Atlas Energy Resources, LLC is an energy company focused on the development and production of natural gas and, to a lesser extent, oil principally in the Appalachian Basin. Atlas Energy sponsors and manages tax advantaged investment partnerships, in which it co-invests, to finance the exploitation and development of its acreage.
Atlas America, Inc.owns an 80% common unit interest and all of the Class A and management incentive interests in Atlas Energy Resources, LLC (NYSE: ATN), an 83% interest in Atlas Pipeline Holdings, L.P. (NYSE: AHD), a limited partnership which owns the general partner interest in Atlas
Pipeline Partners, L.P. (NYSE: APL), all the incentive distribution rights and 1,641,026 common units of APL. For more information, please visit our website atwww.atlasamerica.com, or contact Investor Relations atbbegley@atlasamerica.com.

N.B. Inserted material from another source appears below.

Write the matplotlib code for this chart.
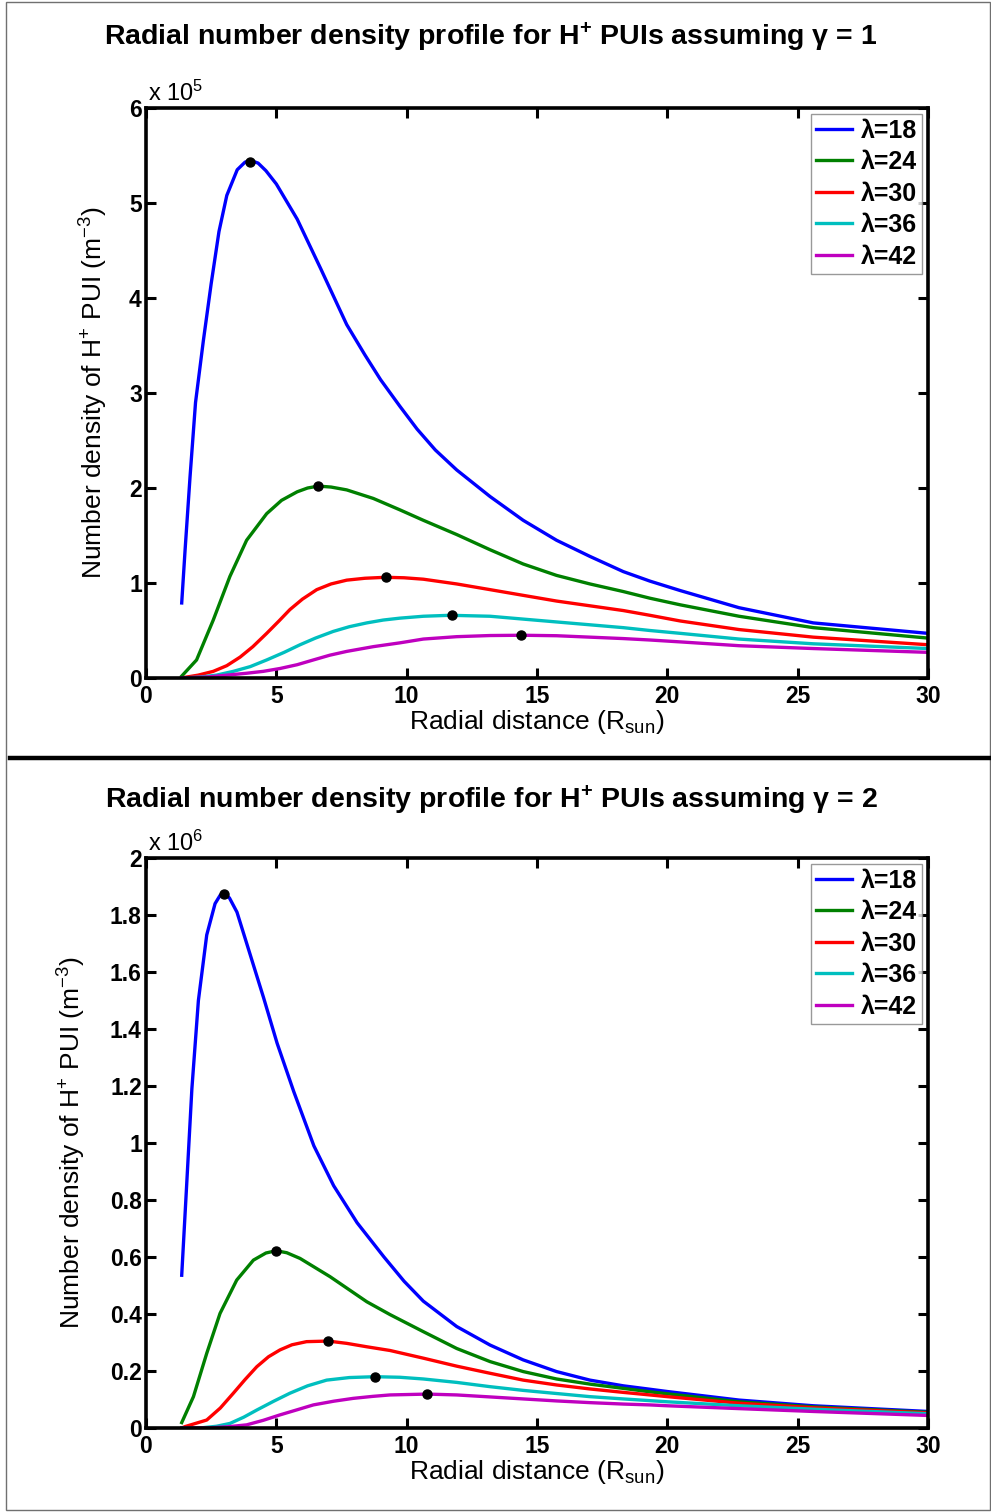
import matplotlib
matplotlib.use("Agg")
import matplotlib.pyplot as plt
from matplotlib.lines import Line2D
from matplotlib.patches import Rectangle

plt.rcParams['font.family'] = ['Liberation Sans', 'DejaVu Sans']
plt.rcParams['mathtext.fontset'] = 'custom'
plt.rcParams['mathtext.rm'] = 'Liberation Sans'
plt.rcParams['mathtext.it'] = 'Liberation Sans:italic'
plt.rcParams['mathtext.bf'] = 'Liberation Sans:bold'

labels = ['λ=18', 'λ=24', 'λ=30', 'λ=36', 'λ=42']
colors = ['#0000ff', '#008000', '#ff0000', '#00bfbf', '#bf00bf']

# ---------------- gamma = 1 (values in units of 1e5 m^-3) ----------------
g1_l18_x = [1.37, 1.5, 1.69, 1.9, 2.2, 2.5, 2.8, 3.1, 3.5, 3.8, 4.0, 4.3, 4.6, 5.0, 5.8, 6.7, 7.7, 8.4, 9.0,
            9.74, 10.4, 11.1, 11.92, 13.2, 14.47, 15.75, 17.03, 18.31, 19.33, 20.5, 22.75, 25.6, 28.0, 30.0]
g1_l18_y = [0.79, 1.35, 2.12, 2.9, 3.55, 4.15, 4.7, 5.08, 5.35, 5.43, 5.45, 5.42, 5.34, 5.2, 4.83, 4.31, 3.72, 3.40, 3.14,
            2.86, 2.62, 2.40, 2.19, 1.91, 1.66, 1.45, 1.28, 1.12, 1.02, 0.92, 0.74, 0.58, 0.52, 0.47]

g1_l24_x = [1.37, 1.94, 2.58, 3.22, 3.86, 4.63, 5.2, 5.8, 6.2, 6.61, 7.1, 7.70, 8.72, 9.74, 10.64, 11.92, 13.2,
            14.47, 15.75, 17.03, 18.31, 19.33, 20.5, 22.75, 25.6, 30.0]
g1_l24_y = [0.02, 0.19, 0.61, 1.07, 1.45, 1.73, 1.87, 1.96, 2.0, 2.02, 2.01, 1.98, 1.89, 1.77, 1.66, 1.51, 1.35,
            1.20, 1.08, 0.99, 0.91, 0.84, 0.77, 0.65, 0.53, 0.42]

g1_l30_x = [1.37, 1.56, 2.0, 2.58, 3.1, 3.61, 4.1, 4.63, 5.1, 5.52, 6.0, 6.55, 7.1, 7.70, 8.4, 9.19, 9.9, 10.64,
            11.92, 13.2, 14.47, 15.75, 17.03, 18.31, 19.33, 20.5, 22.75, 25.6, 30.0]
g1_l30_y = [0.0, 0.01, 0.03, 0.07, 0.13, 0.22, 0.33, 0.47, 0.60, 0.72, 0.83, 0.93, 0.99, 1.03, 1.05, 1.06, 1.055, 1.04,
            0.99, 0.93, 0.87, 0.81, 0.76, 0.71, 0.66, 0.60, 0.51, 0.43, 0.35]

g1_l36_x = [1.37, 2.07, 2.7, 3.35, 4.0, 4.63, 5.3, 5.91, 6.5, 7.18, 7.8, 8.47, 9.1, 9.74, 10.64, 11.67, 13.2,
            14.47, 15.75, 17.03, 18.31, 19.33, 20.5, 22.75, 25.6, 30.0]
g1_l36_y = [0.0, 0.01, 0.03, 0.07, 0.12, 0.19, 0.27, 0.35, 0.42, 0.49, 0.54, 0.58, 0.61, 0.63, 0.65, 0.66, 0.65,
            0.62, 0.59, 0.56, 0.53, 0.50, 0.47, 0.41, 0.36, 0.31]

g1_l42_x = [1.37, 2.33, 3.1, 3.86, 4.5, 5.14, 5.8, 6.42, 7.05, 7.70, 8.72, 9.74, 10.64, 11.92, 13.2, 14.43,
            15.75, 17.03, 18.31, 19.33, 20.5, 22.75, 25.6, 30.0]
g1_l42_y = [0.0, 0.01, 0.03, 0.05, 0.07, 0.10, 0.14, 0.19, 0.24, 0.28, 0.33, 0.37, 0.41, 0.435, 0.447, 0.45,
            0.445, 0.43, 0.415, 0.40, 0.38, 0.34, 0.31, 0.27]

g1_peak_x = [3.99, 6.6, 9.19, 11.75, 14.4]
g1_peak_y = [5.43, 2.02, 1.06, 0.66, 0.45]

# ---------------- gamma = 2 (values in units of 1e6 m^-3) ----------------
g2_l18_x = [1.37, 1.56, 1.76, 2.01, 2.33, 2.65, 2.85, 3.01, 3.2, 3.49, 4.0, 4.51, 5.03, 5.67, 6.44, 7.2, 8.1, 9.13,
            9.9, 10.64, 11.92, 13.2, 14.47, 15.75, 17.03, 18.31, 19.33, 20.0, 22.75, 25.6, 30.0]
g2_l18_y = [0.536, 0.853, 1.19, 1.50, 1.73, 1.84, 1.87, 1.875, 1.86, 1.81, 1.66, 1.51, 1.35, 1.18, 0.99, 0.85, 0.72, 0.60,
            0.515, 0.445, 0.356, 0.291, 0.239, 0.198, 0.168, 0.148, 0.136, 0.128, 0.098, 0.078, 0.058]

g2_l24_x = [1.37, 1.82, 2.33, 2.84, 3.48, 4.12, 4.6, 4.99, 5.4, 5.91, 7.06, 8.47, 9.36, 10.64, 11.92, 13.2,
            14.47, 15.75, 17.03, 18.31, 19.33, 20.0, 22.75, 25.6, 30.0]
g2_l24_y = [0.019, 0.110, 0.262, 0.402, 0.519, 0.589, 0.614, 0.622, 0.615, 0.595, 0.531, 0.443, 0.398, 0.338, 0.279, 0.233,
            0.198, 0.172, 0.154, 0.139, 0.127, 0.120, 0.092, 0.074, 0.055]

g2_l30_x = [1.37, 1.5, 2.33, 2.85, 3.35, 3.8, 4.25, 4.7, 5.14, 5.6, 6.16, 6.99, 7.7, 8.47, 9.36, 10.64, 11.92,
            13.2, 14.47, 15.75, 17.03, 18.31, 19.33, 20.0, 22.75, 25.6, 30.0]
g2_l30_y = [0.0, 0.005, 0.028, 0.07, 0.122, 0.17, 0.215, 0.25, 0.274, 0.292, 0.303, 0.305, 0.297, 0.285, 0.272, 0.245, 0.217,
            0.192, 0.168, 0.151, 0.137, 0.125, 0.116, 0.110, 0.087, 0.071, 0.053]

g2_l36_x = [1.37, 2.07, 2.7, 3.22, 3.75, 4.25, 4.9, 5.52, 6.2, 6.93, 7.8, 8.78, 9.74, 10.64, 11.92, 13.2,
            14.47, 15.75, 17.03, 18.31, 19.33, 20.0, 22.75, 25.6, 30.0]
g2_l36_y = [0.0, 0.0, 0.006, 0.016, 0.038, 0.063, 0.094, 0.122, 0.148, 0.168, 0.177, 0.180, 0.178, 0.172, 0.160, 0.145,
            0.132, 0.121, 0.110, 0.102, 0.096, 0.092, 0.078, 0.066, 0.050]

g2_l42_x = [1.37, 2.33, 3.1, 3.86, 4.5, 5.14, 5.8, 6.42, 7.2, 7.95, 8.7, 9.36, 10.79, 11.92, 13.2, 14.47,
            15.75, 17.03, 18.31, 19.33, 20.0, 22.75, 25.6, 30.0]
g2_l42_y = [0.0, 0.0, 0.004, 0.011, 0.027, 0.046, 0.064, 0.081, 0.094, 0.104, 0.111, 0.116, 0.119, 0.116, 0.109, 0.102,
            0.095, 0.089, 0.084, 0.081, 0.078, 0.068, 0.058, 0.044]

g2_peak_x = [3.0, 5.0, 6.99, 8.78, 10.79]
g2_peak_y = [1.875, 0.622, 0.305, 0.180, 0.119]

x_ticks = [0, 5, 10, 15, 20, 25, 30]
g1_yticks = [0, 1, 2, 3, 4, 5, 6]
g1_yticklabels = ['0', '1', '2', '3', '4', '5', '6']
g2_yticks = [0, 0.2, 0.4, 0.6, 0.8, 1.0, 1.2, 1.4, 1.6, 1.8, 2.0]
g2_yticklabels = ['0', '0.2', '0.4', '0.6', '0.8', '1', '1.2', '1.4', '1.6', '1.8', '2']

W, H = 991, 1512
fig = plt.figure(figsize=(W / 100, H / 100), dpi=100)
fig.patch.set_facecolor('white')


def fx(px):
    return px / W


def fy(py):
    return 1 - py / H


def make_panel(top_px, bottom_px, series, peaks_x, peaks_y, yticks, yticklabels, ymax,
               exponent, title, title_py, ylabel_px):
    ax = fig.add_axes([fx(146), fy(bottom_px), fx(928) - fx(146), fy(top_px) - fy(bottom_px)])
    for (xs, ys), c, lab in zip(series, colors, labels):
        ax.plot(xs, ys, color=c, lw=2.4, label=lab, solid_joinstyle='round')
    ax.plot(peaks_x, peaks_y, 'o', color='black', ms=6.5, zorder=5)
    ax.set_xlim(0, 30)
    ax.set_ylim(0, ymax)
    ax.set_xticks(x_ticks)
    ax.set_xticklabels([str(t) for t in x_ticks])
    ax.set_yticks(yticks)
    ax.set_yticklabels(yticklabels)
    ax.tick_params(direction='in', length=7, width=2.2, top=True, right=True,
                   labelsize=16.5, pad=3)
    for lab in ax.get_xticklabels() + ax.get_yticklabels():
        lab.set_fontweight('bold')
    ax.tick_params(axis='x', pad=5)
    for sp in ax.spines.values():
        sp.set_linewidth(2.6)
    ax.set_xlabel(r'Radial distance (R$_{\mathrm{sun}}$)', fontsize=19, labelpad=0)
    ax.set_ylabel(r'Number density of H$^{+}$ PUI (m$^{-3}$)', fontsize=19)
    ax.yaxis.set_label_coords((ylabel_px - 146) / 782, 0.5)
    ax.text(0.002, 1.004, r'x 10$^{%d}$' % exponent, transform=ax.transAxes,
            fontsize=17, ha='left', va='bottom')
    fig.text(fx(491), fy(title_py), title, ha='center', va='center',
             fontsize=20.5, fontweight='bold')
    leg = ax.legend(loc='upper right', bbox_to_anchor=(0.9925, 0.99), fontsize=18,
                    frameon=True, fancybox=False, handlelength=1.45, handletextpad=0.35,
                    borderpad=0.2, labelspacing=0.3, borderaxespad=0.0)
    leg.get_frame().set_edgecolor('#808080')
    leg.get_frame().set_linewidth(1.0)
    for t in leg.get_texts():
        t.set_fontweight('bold')
    return ax


make_panel(108, 678,
           [(g1_l18_x, g1_l18_y), (g1_l24_x, g1_l24_y), (g1_l30_x, g1_l30_y),
            (g1_l36_x, g1_l36_y), (g1_l42_x, g1_l42_y)],
           g1_peak_x, g1_peak_y, g1_yticks, g1_yticklabels, 6, 5,
           r'Radial number density profile for H$^{\mathbf{+}}$ PUIs assuming γ = 1', 37, 110)

make_panel(858, 1428,
           [(g2_l18_x, g2_l18_y), (g2_l24_x, g2_l24_y), (g2_l30_x, g2_l30_y),
            (g2_l36_x, g2_l36_y), (g2_l42_x, g2_l42_y)],
           g2_peak_x, g2_peak_y, g2_yticks, g2_yticklabels, 2, 6,
           r'Radial number density profile for H$^{\mathbf{+}}$ PUIs assuming γ = 2', 800, 88)

# separator line and outer frame
fig.add_artist(Line2D([fx(10), 1.0], [fy(758), fy(758)], color='black', lw=3.2))
fig.add_artist(Rectangle((fx(6), fy(1510)), fx(990) - fx(6), fy(2) - fy(1510),
                         fill=False, edgecolor='#707070', lw=1.0))

fig.savefig('out.png', dpi=100, facecolor='white')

Certain matters discussed within this press release are forward-looking statements. Although Atlas Energy Resources, LLC believes the expectations reflected in such forward-looking statements are based on reasonable assumptions, it can give no assurance that its expectations will be attained. Factors that could cause actual results to differ materially from expectations include financial performance, failure to complete the DGO acquisition, inability of the Company to successfully integrate DGO’s operations, regulatory changes, changes in local or national economic conditions and other risks detailed from time to time in Atlas Energy’s reports filed with the SEC, including quarterly reports on Form 10-Q, reports on Form 8-K and annual reports on Form 10-K.